Anterior Governo desviou 201 milhões de euros do INEM para outros departamentos do Estado
O Instituto Nacional de Emergência (INEM) confessou à Inspeção-Geral das Atividades em Saúde (IGAS) que tem 33% dos meios de emergência parados na oficina. Em 7 de outubro de 2024, estavam em reparação 106 ambulâncias; 59 viaturas médicas de emergência e reanimação (VMER) – meio diferenciado que leva médicos, a grande velocidade, prestar socorro primário a pessoas em risco de vida; quatro motorizadas e um carro dedicado ao transporte dos psicólogos do INEM.
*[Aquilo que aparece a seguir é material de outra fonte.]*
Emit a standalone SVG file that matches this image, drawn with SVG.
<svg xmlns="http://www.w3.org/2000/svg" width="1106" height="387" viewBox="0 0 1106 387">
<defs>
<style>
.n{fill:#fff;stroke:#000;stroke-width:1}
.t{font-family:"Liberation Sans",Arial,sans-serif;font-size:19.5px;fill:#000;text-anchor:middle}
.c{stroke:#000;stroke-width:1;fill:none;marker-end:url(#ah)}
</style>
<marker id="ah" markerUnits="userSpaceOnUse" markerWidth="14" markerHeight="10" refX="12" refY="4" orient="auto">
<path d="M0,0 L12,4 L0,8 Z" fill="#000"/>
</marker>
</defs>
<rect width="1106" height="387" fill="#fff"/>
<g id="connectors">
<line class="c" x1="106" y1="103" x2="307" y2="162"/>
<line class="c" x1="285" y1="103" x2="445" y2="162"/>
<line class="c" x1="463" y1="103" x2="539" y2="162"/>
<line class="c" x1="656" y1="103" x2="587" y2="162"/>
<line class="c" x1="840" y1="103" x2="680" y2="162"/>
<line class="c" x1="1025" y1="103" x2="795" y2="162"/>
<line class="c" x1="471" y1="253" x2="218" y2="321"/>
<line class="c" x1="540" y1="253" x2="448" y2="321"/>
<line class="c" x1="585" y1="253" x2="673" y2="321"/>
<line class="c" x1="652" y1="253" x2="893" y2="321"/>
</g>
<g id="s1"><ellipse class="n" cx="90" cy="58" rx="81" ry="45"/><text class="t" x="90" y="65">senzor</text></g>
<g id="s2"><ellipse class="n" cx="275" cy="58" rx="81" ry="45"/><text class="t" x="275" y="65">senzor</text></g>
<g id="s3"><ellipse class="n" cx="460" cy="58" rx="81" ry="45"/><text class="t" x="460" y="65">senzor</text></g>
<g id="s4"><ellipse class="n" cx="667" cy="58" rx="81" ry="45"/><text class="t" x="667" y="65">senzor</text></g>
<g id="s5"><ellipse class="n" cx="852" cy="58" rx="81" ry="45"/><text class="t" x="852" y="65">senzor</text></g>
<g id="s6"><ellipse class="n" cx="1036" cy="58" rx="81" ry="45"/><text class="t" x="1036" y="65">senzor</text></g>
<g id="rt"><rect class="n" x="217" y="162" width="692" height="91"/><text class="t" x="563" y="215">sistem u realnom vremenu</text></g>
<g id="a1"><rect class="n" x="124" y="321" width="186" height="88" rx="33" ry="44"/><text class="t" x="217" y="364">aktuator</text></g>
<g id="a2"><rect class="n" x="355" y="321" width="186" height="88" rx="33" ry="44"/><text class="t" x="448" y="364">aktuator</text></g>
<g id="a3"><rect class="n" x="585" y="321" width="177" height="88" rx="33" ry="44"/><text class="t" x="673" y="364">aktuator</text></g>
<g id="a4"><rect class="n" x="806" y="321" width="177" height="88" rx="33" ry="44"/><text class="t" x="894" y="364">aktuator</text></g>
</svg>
A frota passa os dias na oficina porque está envelhecida e incapaz de responder com eficácia às exigências da sua missão. Dos 524 veículos de emergência médica, 77% têm dez ou mais anos de serviço. “A antiguidade da frota, bem como a sua utilização em condições bastante exigentes, causa constrangimentos operacionais”, descreve a IGAS, no relatório de auditoria a que a TVI e a CNN tiveram acesso. O anterior Governo, numa resolução de Conselho de Ministro datada de 11 de dezembro de 2023, também reconheceu que “a frota do INEM apresenta desgaste significativo, relacionado com a sua permanente utilização em condições bastante exigentes, bem como com o tempo de vida de muitos veículos”. Ora, uma frota de chaços velhos, forçada a acelerar diariamente em missões de socorro, “causa constrangimentos operacionais e aumento da despesa pública, visto que muitas das viaturas necessitam de reparação e manutenção frequentes e avultadas”.
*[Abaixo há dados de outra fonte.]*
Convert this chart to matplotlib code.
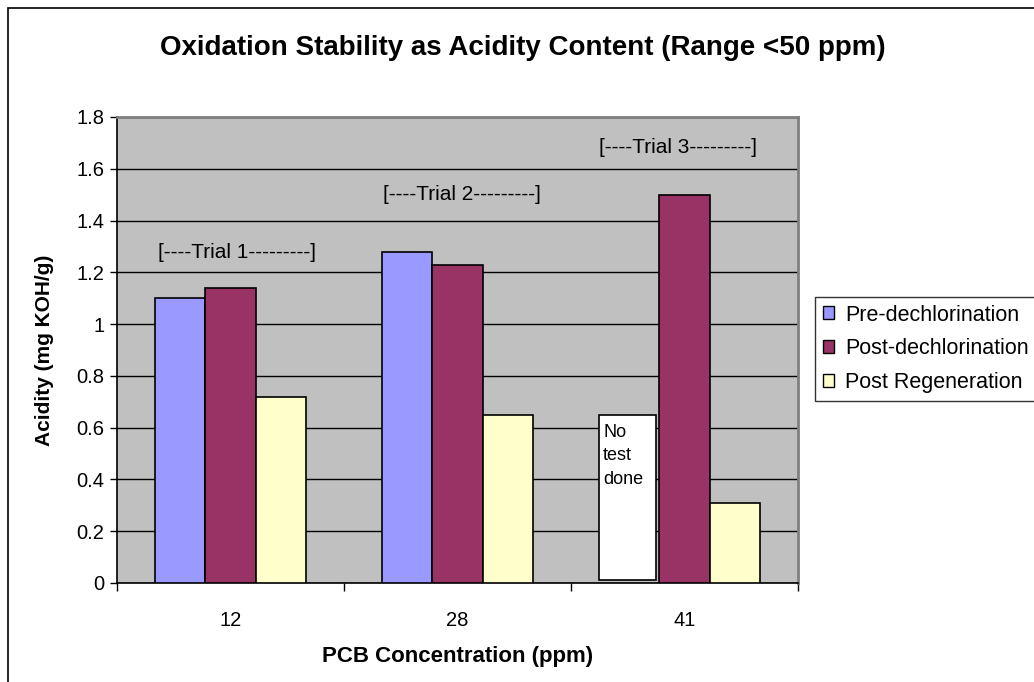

O problema é que a aquisição de novas ambulâncias e VMER está atrasada, há mais de um ano, no labirinto burocrático do Estado. A IGAS recomenda “celeridade” à Entidade de Serviços Partilhados da Administração Pública (ESPAP), instituto público responsável pelo “procedimento pré-contratual” obrigatório por lei. “Até à data, na página eletrónica da ESPAP, ainda não se encontra publicitada ‘Consulta Pública’ ou ‘Concurso Público’ a decorrer neste âmbito”, lamenta o relato de auditoria, assinado pelo inspetor-geral, Carlos Caeiro Carapeto, em 20 de dezembro de 2024.
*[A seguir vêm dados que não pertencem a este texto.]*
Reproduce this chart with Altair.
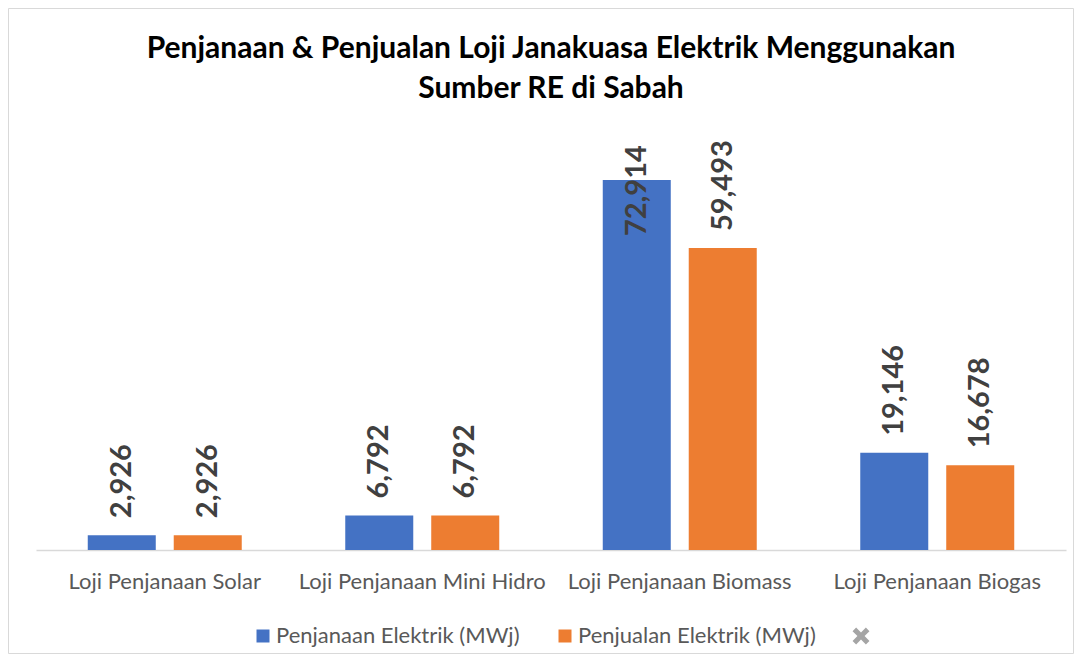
import altair as alt
import pandas as pd

categories = ["Loji Penjanaan Solar", "Loji Penjanaan Mini Hidro",
              "Loji Penjanaan Biomass", "Loji Penjanaan Biogas"]
penjanaan = [2926, 6792, 72914, 19146]
penjualan = [2926, 6792, 59493, 16678]
series_names = ["Penjanaan Elektrik (MWj)", "Penjualan Elektrik (MWj)", " "]
series_colors = ["#4472C4", "#ED7D31", "#A5A5A5"]

rows = []
for c, a, b in zip(categories, penjanaan, penjualan):
    rows.append({"cat": c, "series": series_names[0], "value": a})
    rows.append({"cat": c, "series": series_names[1], "value": b})
df = pd.DataFrame(rows)
legend_df = pd.DataFrame({"series": series_names, "v": [None, None, None]})

X_SHAPE = ("M-1.3,-0.75L-0.75,-1.3L0,-0.55L0.75,-1.3L1.3,-0.75L0.55,0L1.3,0.75"
           "L0.75,1.3L0,0.55L-0.75,1.3L-1.3,0.75L-0.55,0Z")

W, H = 1030, 406

x_enc = alt.X("cat:N", sort=categories, title=None,
              scale=alt.Scale(paddingInner=0.402, paddingOuter=0.201),
              axis=alt.Axis(labelAngle=0, labelFont="Lato", labelFontSize=22,
                            labelColor="#595959", ticks=False, grid=False,
                            domainColor="#D9D9D9", domainWidth=1.5,
                            labelPadding=21, labelLimit=0))
xoff = alt.XOffset("series:N", sort=series_names[:2],
                   scale=alt.Scale(domain=series_names[:2], paddingInner=0.209,
                                   paddingOuter=0))
y_scale = alt.Scale(domain=[0, 80000], nice=False)
color_enc = alt.Color("series:N",
                      scale=alt.Scale(domain=series_names, range=series_colors),
                      legend=alt.Legend(title=None, orient="none", direction="horizontal",
                                        legendX=216, legendY=481,
                                        labelFont="Lato", labelFontSize=22,
                                        labelColor="#595959", symbolSize=169,
                                        symbolStrokeWidth=0, labelOffset=2,
                                        columnPadding=34, labelLimit=0))

bars = alt.Chart(df).mark_bar().encode(
    x=x_enc, xOffset=xoff,
    y=alt.Y("value:Q", scale=y_scale, axis=None),
    color=color_enc,
)

# labels that would run past the top of the plot are pulled down inside it
labels = alt.Chart(df).transform_calculate(
    labpos="datum.value > 62000 ? 58500 : datum.value"
).mark_text(angle=270, align="left", baseline="middle", dx=17,
            font="Lato", fontSize=29, fontWeight="bold", color="#404040").encode(
    x=alt.X("cat:N", sort=categories), xOffset=xoff,
    y=alt.Y("labpos:Q", scale=y_scale),
    text=alt.Text("value:Q", format=","),
)

legend_pts = alt.Chart(legend_df).mark_point(filled=True, opacity=1).encode(
    y=alt.Y("v:Q", scale=y_scale),
    color=alt.Color("series:N", scale=alt.Scale(domain=series_names, range=series_colors)),
    shape=alt.Shape("series:N", scale=alt.Scale(domain=series_names,
                                                range=["square", "square", X_SHAPE])),
)

border = alt.Chart(alt.Data(values=[{"b": 1}])).mark_rect(
    fill=None, stroke="#D9D9D9", strokeWidth=1
).encode(x=alt.value(-27.5), x2=alt.value(W + 7.5),
         y=alt.value(-135.5), y2=alt.value(H + 103.5))

chart = alt.layer(border, bars, labels, legend_pts).properties(
    width=W, height=H,
    title=alt.TitleParams(
        text=["Penjanaan & Penjualan Loji Janakuasa Elektrik Menggunakan",
              "Sumber RE di Sabah"],
        font="Lato", fontSize=30, fontWeight="bold", color="#000000",
        anchor="middle", frame="group", lineHeight=40, offset=-96),
    autosize=alt.AutoSizeParams(type="none"),
    padding={"left": 28, "top": 136, "right": 8, "bottom": 104},
).configure_view(stroke=None)

chart.save("out.html", embed_options={"renderer": "svg", "actions": False})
O “saco azul” do Ministério da Saúde
O INEM não recebe um euro do Orçamento de Estado. É integralmente financiado, para todas as suas necessidades, pelas taxas que os portugueses pagam nos seguros de vida, automóvel, saúde e acidentes pessoais. O problema é que foi obrigado, pelo anterior Governo, a transferir os seus saldos de gerência para outros departamentos do Estado, conforme avançado há meses pelo canal “A Cor do Dinheiro”.
Em 2019, na expressão do Relatório & Contas do INEM, “foi instrumentalizada a entrega” de 89,9 milhões de euros (M€) a três departamentos: Direção-Geral da Saúde, Administração Central do Sistema de Saúde e Instituto Nacional de Saúde Doutor Ricardo Jorge (INSA). O presidente do INEM à época dos factos só viria a queixar-se publicamente quando já estava demissionário. “O INEM ficou sem uma almofada financeira muito relevante, que podia ser usada para aquisição de viaturas por parte dos bombeiros – e deixou de ter essa capacidade”, declarou Luís Meira, na comissão parlamentar de Saúde, em 19 de julho de 2024.
Nos anos seguintes, o INEM continuou a servir de “peteiro” a necessidades do Ministério da Saúde estranhas à legislação das taxas sobre os seguros. Em 2020, foi forçado a transferir 76,7M€; em 2021, 6,1 M€; em 2022, 15,5 M€; e, em 2023, 12,6M€, dos quais 6M€ para a aquisição de certificados de Dívida Pública. Em cinco anos, a “instrumentalização” do INEM chegou aos 200,8M€. O dinheiro nunca mais voltou para trás. “Na altura, várias vezes questionei a tutela sobre o eventual ressarcimento, mas sem sucesso”, desabafou Luís Meira. O ex-presidente relatou ter sido “obrigado” por despacho, até da secretária de Estado do Orçamento. “Nós sempre defendemos que não devia haver essa transferência, o saldo de gerência devia ser reinvestido nas necessidades de renovação da frota e de equipamentos do instituto”, consignou.
Muito crítico do uso do INEM como “saco azul” do Ministério da Saúde mostrou-se o cirurgião pediátrico que presidiu ao organismo entre 2010 e 2013. “É dinheiro dos seguros. Uma seguradora, se paga uma taxa, está à espera que o INEM lhe reduza os custos com os sinistrados, que haja menos lesões para tratar. Se esse dinheiro é desviado para outros fins, as seguradoras e os cidadãos estão a ser defraudados”, declarou Miguel Soares Oliveira à CNN Portugal.